Dr. Ellis E. Toney Jr.; Pioneer Black Psychoanalyst

Dr. Ellis E. Toney Jr., 81, the first black psychiatrist trained by the Los Angeles Psychoanalytic Society and Institute. Born in Sanford, N.C., Toney graduated from Talladega College in Alabama and earned his medical degree at Howard University. After interning at Harlem Hospital, he served as an Army surgeon in Europe during World War II. After the war, Toney took psychiatric training at the Veterans Administration Hospital in West Los Angeles and in 1947 added psychoanalytic training at the institute. After completing that training in 1954, Toney joined the Los Angeles Psychoanalytic Society. He was also a diplomate of the American Board of Psychiatry and Neurology and practiced psychiatry for many years in Beverly Hills. He remained on the staff of the Veterans Administration Hospital Mental Hygiene Clinic from 1949 until his retirement in 1975. Toney also taught at UCLA Medical School, specializing in treatment of alcoholism and drug addiction, and taught psychiatric residents working at Martin Luther King Jr. Hospital/Drew Medical Center. He was a consultant to Catholic Big Brothers and to several clinics serving the poor, and helped found the Central City Community Mental Health Center. Among Toney’s extensive writings were “Transference and Counter-Transference in Interracial Psychotherapy” and “The Assessment and Treatment of Afro-American Families.” On Sept. 17 in Los Angeles of respiratory failure after a stroke.

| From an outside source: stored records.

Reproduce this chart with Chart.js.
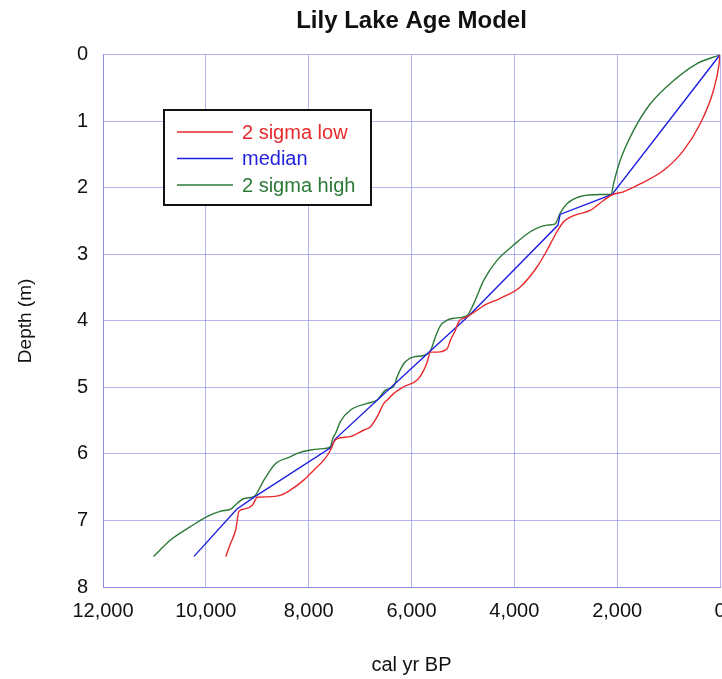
<!DOCTYPE html>
<html>
<head>
<meta charset="utf-8">
<script src="https://cdn.jsdelivr.net/npm/chart.js@4.4.1/dist/chart.umd.min.js"></script>
<style>
  body { margin: 0; overflow: hidden; background: #fff; }
  #wrap { width: 740px; height: 679px; }
</style>
</head>
<body>
<div id="wrap"><canvas id="ageChart" width="740" height="679"></canvas></div>
<script>
// tick labels
const ageTicks = [0, 2000, 4000, 6000, 8000, 10000, 12000];
const depthTicks = [0, 1, 2, 3, 4, 5, 6, 7, 8];

// 2 sigma low (red)
const lowAge = [0, 20, 129, 388, 712, 1101, 1554, 1878, 2090, 2266, 2525, 2783, 2913, 3042, 3171, 3366, 3560, 3884, 4272, 4596, 4725, 4920, 5082, 5146, 5243, 5308, 5502, 5632, 5696, 5761, 5890, 6149, 6344, 6473, 6538, 6667, 6797, 6926, 7186, 7444, 7509, 7574, 7703, 7897, 8091, 8351, 8545, 8800, 8998, 9095, 9257, 9354, 9419, 9516, 9613];
const lowDepth = [0, 0.15, 0.54, 1.04, 1.44, 1.74, 1.94, 2.06, 2.10, 2.19, 2.34, 2.40, 2.44, 2.51, 2.66, 2.94, 3.19, 3.49, 3.66, 3.77, 3.84, 3.94, 4.01, 4.14, 4.29, 4.42, 4.47, 4.47, 4.62, 4.74, 4.89, 4.99, 5.09, 5.19, 5.24, 5.44, 5.59, 5.64, 5.74, 5.77, 5.82, 5.94, 6.09, 6.24, 6.39, 6.54, 6.62, 6.645, 6.65, 6.77, 6.83, 6.86, 7.14, 7.34, 7.54];

// median (blue)
const medAge = [0, 2100, 3110, 3150, 4880, 5630, 7490, 7560, 9060, 9400, 10230];
const medDepth = [0, 2.10, 2.40, 2.56, 3.92, 4.45, 5.78, 5.90, 6.65, 6.83, 7.54];

// 2 sigma high (green)
const highAge = [0, 453, 907, 1359, 1683, 1942, 2071, 2117, 2330, 2719, 2977, 3107, 3204, 3366, 3690, 4014, 4337, 4596, 4790, 4920, 5179, 5308, 5437, 5534, 5632, 5761, 5955, 6149, 6279, 6344, 6505, 6667, 6861, 7186, 7380, 7477, 7541, 7574, 7703, 7962, 8221, 8351, 8652, 8868, 9063, 9257, 9387, 9516, 9710, 9969, 10293, 10681, 11017];
const highDepth = [0, 0.135, 0.39, 0.74, 1.14, 1.59, 1.94, 2.10, 2.10, 2.13, 2.24, 2.38, 2.54, 2.56, 2.66, 2.86, 3.09, 3.39, 3.74, 3.92, 3.96, 3.99, 4.07, 4.24, 4.45, 4.52, 4.54, 4.64, 4.84, 4.98, 5.04, 5.19, 5.24, 5.34, 5.51, 5.69, 5.79, 5.89, 5.92, 5.94, 5.99, 6.04, 6.15, 6.39, 6.64, 6.67, 6.74, 6.83, 6.86, 6.94, 7.09, 7.29, 7.54];

const toPoints = (xs, ys) => xs.map((x, i) => ({ x: x, y: ys[i] }));

const FONT = '"Liberation Sans", Arial, sans-serif';

// legend drawn inside the plot, like the original
const legendBox = {
  id: 'legendBox',
  beforeDatasetsDraw(chart) {
    const ctx = chart.ctx;
    ctx.save();
    ctx.fillStyle = '#fff';
    ctx.fillRect(164, 110, 207, 95);
    ctx.strokeStyle = '#111';
    ctx.lineWidth = 2;
    ctx.strokeRect(164, 110, 207, 95);
    ctx.font = '20px ' + FONT;
    ctx.textBaseline = 'middle';
    chart.data.datasets.forEach((ds, i) => {
      const y = 132 + i * 26.5;
      ctx.strokeStyle = ds.borderColor;
      ctx.lineWidth = 1.3;
      ctx.beginPath();
      ctx.moveTo(177, y);
      ctx.lineTo(233, y);
      ctx.stroke();
      ctx.fillStyle = ds.borderColor;
      ctx.fillText(ds.label, 242, y + 1);
    });
    ctx.restore();
  }
};

const ctx = document.getElementById('ageChart').getContext('2d');
new Chart(ctx, {
  type: 'scatter',
  data: {
    datasets: [
      {
        label: '2 sigma low',
        data: toPoints(lowAge, lowDepth),
        borderColor: '#e8292b',
        cubicInterpolationMode: 'monotone',
      },
      {
        label: 'median',
        data: toPoints(medAge, medDepth),
        borderColor: '#1f1fe0',
        tension: 0,
      },
      {
        label: '2 sigma high',
        data: toPoints(highAge, highDepth),
        borderColor: '#2b7a37',
        cubicInterpolationMode: 'monotone',
      },
    ],
  },
  options: {
    responsive: false,
    animation: false,
    showLine: true,
    elements: {
      point: { radius: 0, hoverRadius: 0 },
      line: { borderWidth: 1.4, fill: false },
    },
    layout: { padding: { top: 0, right: 20, bottom: 0, left: 0 } },
    scales: {
      x: {
        type: 'linear',
        reverse: true,
        min: 0,
        max: 12000,
        afterBuildTicks: (scale) => { scale.ticks = ageTicks.map(v => ({ value: v })); },
        afterFit: (scale) => { scale.height = 92; },
        grid: { color: 'rgba(120,120,225,0.55)', drawTicks: false },
        border: { color: '#8c8ce0', width: 1 },
        ticks: { color: '#111', font: { family: FONT, size: 20 }, padding: 12, maxRotation: 0 },
        title: { display: true, text: 'cal yr BP', color: '#111', font: { family: FONT, size: 20 }, padding: { bottom: 2 } },
      },
      y: {
        type: 'linear',
        reverse: true,
        min: 0,
        max: 8,
        afterBuildTicks: (scale) => { scale.ticks = depthTicks.map(v => ({ value: v })); },
        afterFit: (scale) => { scale.width = 103; },
        grid: { color: 'rgba(120,120,225,0.55)', drawTicks: false },
        border: { color: '#8c8ce0', width: 1 },
        ticks: { color: '#111', font: { family: FONT, size: 20 }, padding: 15 },
        title: { display: true, text: 'Depth (m)', color: '#111', font: { family: FONT, size: 19 }, padding: { top: 14 } },
      },
    },
    plugins: {
      legend: { display: false },
      tooltip: { enabled: false },
      title: {
        display: true,
        fullSize: false,
        text: 'Lily Lake Age Model',
        color: '#111',
        font: { family: FONT, size: 24, weight: 'bold' },
        padding: { top: 7, bottom: 19 },
      },
    },
  },
  plugins: [legendBox],
});
</script>
</body>
</html>
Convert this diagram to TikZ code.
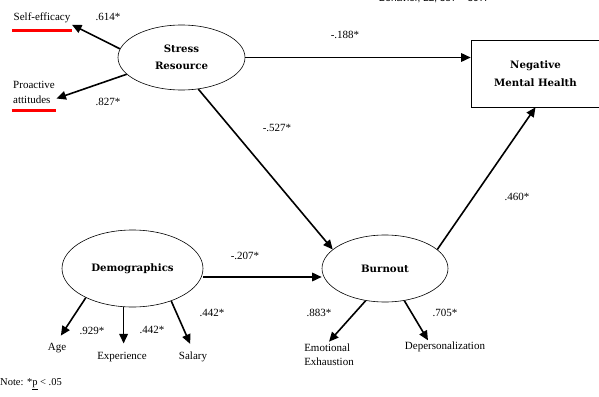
\documentclass[tikz,border=0pt]{standalone}
\usepackage{fontspec}
\setmainfont{Liberation Serif}
\setsansfont{Liberation Sans}
\newfontfamily\slabfont{DejaVu Serif}
\usetikzlibrary{shapes.geometric,positioning,arrows.meta}

\begin{document}
\begin{tikzpicture}[x=1pt, y=-1pt,
% Construct style
		construct/.style={ellipse
							    , fill=white
							    , draw=black, line width=0.6pt
							    , font=\slabfont\bfseries\fontsize{10.2}{17}\selectfont
							    , align=center
							    , inner sep=0pt},
		outcome/.style={rectangle
							    , fill=white
							    , draw=black, line width=0.6pt
							    , minimum width=129pt
							    , minimum height=67pt
							    , font=\slabfont\bfseries\fontsize{10.2}{18}\selectfont
							    , align=center},
% Indicator and coefficient style
		indicator/.style={font=\fontsize{11}{14.5}\selectfont
							    , align=left
							    , inner sep=1.5pt},
		coef/.style={font=\fontsize{11}{12}\selectfont
							    , inner sep=0pt},
		redline/.style={draw=red, line width=3pt},
% Edges style
		effect/.style={line width=1.6pt
			       			, -{Triangle[length=9.5pt,width=8.5pt]}}
	]
	\useasboundingbox (0,0) rectangle (599,396);
%% Draw constructs
	\node [construct, minimum width=127pt, minimum height=65pt] (stress) at (181.5,57.5) {Stress\\Resource};
	\node [outcome] (nmh) at (535.5,73.5) {Negative\\Mental Health};
	\node [construct, minimum width=126pt, minimum height=67pt] (burnout) at (385,268.5) {Burnout};
	\node [construct, minimum width=141pt, minimum height=77pt] (demo) at (132.5,268.5) {Demographics};
%% Draw indicators
	\node [indicator] (selfeff) at (42,18) {Self-efficacy};
	\node [indicator] (proact) at (34,92.5) {Proactive\\attitudes};
	\node [indicator] (age) at (57,348) {Age};
	\node [indicator] (exper) at (122,357) {Experience};
	\node [indicator] (salary) at (193,357) {Salary};
	\node [indicator] (emoex) at (329,354.5) {Emotional\\Exhaustion};
	\node [indicator] (depers) at (445,347) {Depersonalization};
	\draw [redline] ([yshift=-5.5pt]selfeff.south west) -- ([yshift=-5.5pt]selfeff.south east);
	\draw [redline] ([yshift=-5.5pt]proact.south west) -- ([yshift=-5.5pt]proact.south east);
%% Draw coefficients
	\node [coef] (c614) at (108,17) {.614*};
	\node [coef] (c827) at (108,102) {.827*};
	\node [coef] (c188) at (345,35) {-.188*};
	\node [coef] (c527) at (277,128) {-.527*};
	\node [coef] (c460) at (517,197) {.460*};
	\node [coef] (c207) at (245,256) {-.207*};
	\node [coef] (c929) at (92,331) {.929*};
	\node [coef] (c442e) at (152,330) {.442*};
	\node [coef] (c442s) at (212,313) {.442*};
	\node [coef] (c883) at (319,313) {.883*};
	\node [coef] (c705) at (445,313) {.705*};
	\node [anchor=west, font=\fontsize{10.5}{12}\selectfont, inner sep=0pt] (note) at (0,384) {Note: *\underline{p} < .05};
	\node [font=\sffamily\fontsize{10}{12}\selectfont, inner sep=0pt] (cite) at (433,-1) {Behavior, 22, 387 -- 397.};
%% Draw edges
	\begin{scope}[effect]
	\draw (stress.172) -- (selfeff.south east);
	\draw (stress.197) -- (proact.-15);
	\draw (stress.east) -- (stress.east -| nmh.west);
	\draw (stress.-62) -- (burnout.160);
	\draw ([yshift=-8.5pt]demo.east) -- ([yshift=-8.5pt]burnout.west);
	\draw (burnout.20) -- (nmh.south);
	\draw [shorten >=7pt] (demo.212) -- (age.north);
	\draw [shorten >=7pt] (demo.-103) -- (demo.-103 |- exper.north);
	\draw [shorten >=7pt] (demo.-40) -- (salary.north);
	\draw (burnout.-121) -- (emoex.north);
	\draw (burnout.-59) -- ([xshift=-17pt]depers.north);
	\end{scope}
\end{tikzpicture}
\end{document}
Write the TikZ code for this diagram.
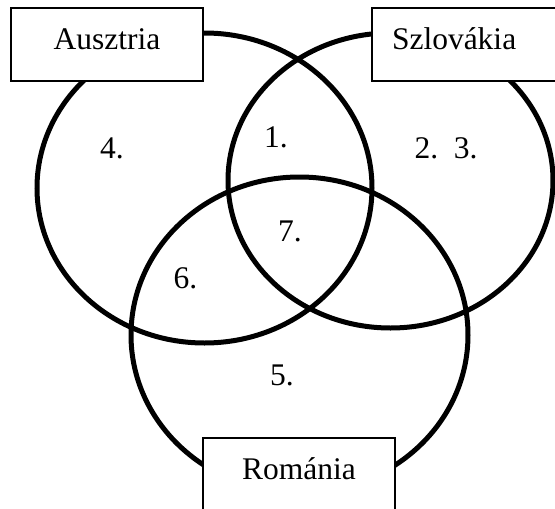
\documentclass[tikz,border=0pt]{standalone}
\usepackage{fontspec}
\setmainfont{Liberation Serif}

\begin{document}
\begin{tikzpicture}[x=1pt,y=-1pt,
set/.style={line width=5pt},
country/.style={draw,fill=white,line width=1.5pt,outer sep=0pt,minimum width=192pt,minimum height=73pt,text height=22pt,text depth=13pt,font=\fontsize{31.5}{36}\selectfont},
region/.style={anchor=base,font=\fontsize{31.5}{36}\selectfont}]

\useasboundingbox(0,0)rectangle(555,509);
\clip(0,0)rectangle(555,509);

\draw[set](204.5,188)ellipse[x radius=167.5pt,y radius=155pt];
\draw[set](390.5,180.5)ellipse[x radius=162.5pt,y radius=147.5pt];
\draw[set](299.5,335)ellipse[x radius=168.5pt,y radius=158pt];

\node[country](aus) at (107,44.5){Ausztria};
\node[country,anchor=north west,text width=152pt,inner xsep=20pt,align=left](svk) at (372,8){Szlovákia};
\node[country](rom) at (299,474.5){Románia};

\node[region](r1) at (276,147){1.};
\node[region](r23) at (446,158){2.\ \ 3.};
\node[region](r4) at (112,158){4.};
\node[region](r5) at (282,385){5.};
\node[region](r6) at (185.5,288){6.};
\node[region](r7) at (290,241){7.};

\end{tikzpicture}
\end{document}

John Vanderhoff; Former NASA Chief Scientist

John W. Vanderhoff, 74, scientist who helped create the first product manufactured in space. As former chief scientist of the National Aeronautics and Space Administration, Vanderhoff helped develop a chemical process that made tiny plastic spheres, each measuring about 1/2,500th of an inch. Nearly a billion of the mini-spheres were produced aboard the Challenger space shuttle in 1985. The spheres were sold to eight companies, one university and the Food and Drug Administration to be used as microscopic yardsticks. Vanderhoff had helped create the chemical process during his long tenure at Lehigh University. On Sept. 16 in Bethlehem, Pa.